Call Me CockroachCall Me Cockroach by Leigh Byrne
My rating: 4 of 5 stars

This book is the sequel to Leigh Byrne's Call Me Tuesady. It is her own account of the abuse she suffered from her mother between the ages of 8 to 14 when she finally went to live with her aunt. Only Tuesday was singled out for abuse, and her father, while aware of the about did little to prevent it. He did send her to her grandmother and aunt's for summers, but when contacted by Social Services, he maintained that Tuesday was not being abused. Her brothers, two older and one younger, maintained a distance from Tuesday and were complicit by their silence.

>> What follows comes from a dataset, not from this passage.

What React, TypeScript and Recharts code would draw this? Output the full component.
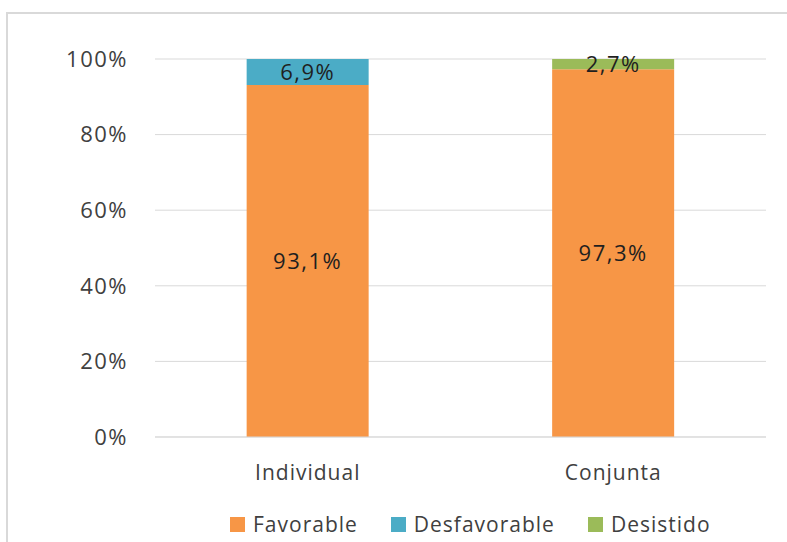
import React from "react";
import { BarChart, Bar, XAxis, YAxis, CartesianGrid, Legend, LabelList } from "recharts";

const categories = ["Individual", "Conjunta"];
const favorable = [93.1, 97.3];
const desfavorable = [6.9, 0];
const desistido = [0, 2.7];
const yTicks = [0, 20, 40, 60, 80, 100];
const legendOrder = ["Favorable", "Desfavorable", "Desistido"];

const FONT = "'Open Sans', 'Noto Sans', sans-serif";

const data = categories.map((name, i) => ({
  name,
  favorable: favorable[i],
  desfavorable: desfavorable[i],
  desistido: desistido[i]
}));

const pct = (v: unknown) => {
  const n = Number(v);
  if (!n) return "";
  return n.toFixed(1).replace(".", ",") + "%";
};

function LegendBox(props: any) {
  const items = [...(props.payload || [])].sort(
    (a: any, b: any) => legendOrder.indexOf(a.value) - legendOrder.indexOf(b.value)
  );
  return (
    <div style={{ display: "flex", alignItems: "center", paddingLeft: 230, height: 30 }}>
      {items.map((it: any) => (
        <div key={it.value} style={{ display: "flex", alignItems: "center", marginRight: 33 }}>
          <span style={{ width: 15, height: 15, background: it.color, display: "inline-block", marginRight: 8 }} />
          <span style={{ fontFamily: FONT, fontSize: 21, letterSpacing: 1, color: "#404040" }}>{it.value}</span>
        </div>
      ))}
    </div>
  );
}

export default function App() {
  return (
    <div style={{ position: "absolute", left: 0, top: 0, width: 787, height: 542, background: "#fff" }}>
      <div
        style={{
          position: "absolute",
          left: 6,
          top: 12,
          width: 781,
          height: 530,
          borderLeft: "2px solid #d9d9d9",
          borderTop: "2px solid #d9d9d9",
          boxSizing: "border-box"
        }}
      />
      <BarChart
        width={787}
        height={542}
        data={data}
        barCategoryGap="30%"
        margin={{ top: 59, right: 21, bottom: 3, left: 0 }}
      >
        <CartesianGrid stroke="#d9d9d9" vertical={false} />
        <XAxis
          dataKey="name"
          height={72}
          tickLine={false}
          tickSize={0}
          tickMargin={28}
          axisLine={{ stroke: "#d9d9d9" }}
          tick={{ fill: "#404040", fontFamily: FONT, fontSize: 21, letterSpacing: 1 }}
        />
        <YAxis
          width={155}
          domain={[0, 100]}
          ticks={yTicks}
          tickFormatter={(v) => v + "%"}
          tickLine={false}
          tickSize={0}
          tickMargin={27}
          axisLine={false}
          tick={{ fill: "#404040", fontFamily: FONT, fontSize: 22, letterSpacing: 1.5 }}
        />
        <Legend
          verticalAlign="bottom"
          wrapperStyle={{ left: 0, width: 787 }}
          content={<LegendBox />}
        />
        <Bar dataKey="favorable" name="Favorable" stackId="a" fill="#f79646" isAnimationActive={false}>
          <LabelList dataKey="favorable" position="center" formatter={pct} fill="#1f1f1f" fontFamily={FONT} fontSize={22} letterSpacing={1.5} />
        </Bar>
        <Bar dataKey="desfavorable" name="Desfavorable" stackId="a" fill="#4bacc6" isAnimationActive={false}>
          <LabelList dataKey="desfavorable" position="center" formatter={pct} fill="#1f1f1f" fontFamily={FONT} fontSize={22} letterSpacing={1.5} />
        </Bar>
        <Bar dataKey="desistido" name="Desistido" stackId="a" fill="#9bbb59" isAnimationActive={false}>
          <LabelList dataKey="desistido" position="center" formatter={pct} fill="#1f1f1f" fontFamily={FONT} fontSize={22} letterSpacing={1.5} />
        </Bar>
      </BarChart>
    </div>
  );
}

While Tuesday did get away from her mother and had a very loving and supportive relationship with her aunt, the scars of her early life effected her in every way. The book gets its title from the concept that the cockroach, despised and hated, will still be in the world even if civilization is destroyed because they are survivors. It is hard for people who have never been abused to understand the depth of damage done to a child like Tuesday. This book pulls away the curtains and allows us to get inside the damaged psyche of someone who has been told she is a worthless. It wasn't enough that Tuesday was forced to stand with her nose to the wall for hours, locked in her bedroom with only a bucket for her waste and starved; she was sent to school dressed in rags and filthy so that her classmates would continue the abuse at school. When Tuesday attended school at her aunt's, she was clean and dressed in fashionable clothes, but she expected to be rejected and by her classmates. Her early decisions were made from a terrible sense of self worth. The ordinary person would look at someone like Tuesday when she was finally surrounded by love and expect her to suddenly change. This book was an eye-opener.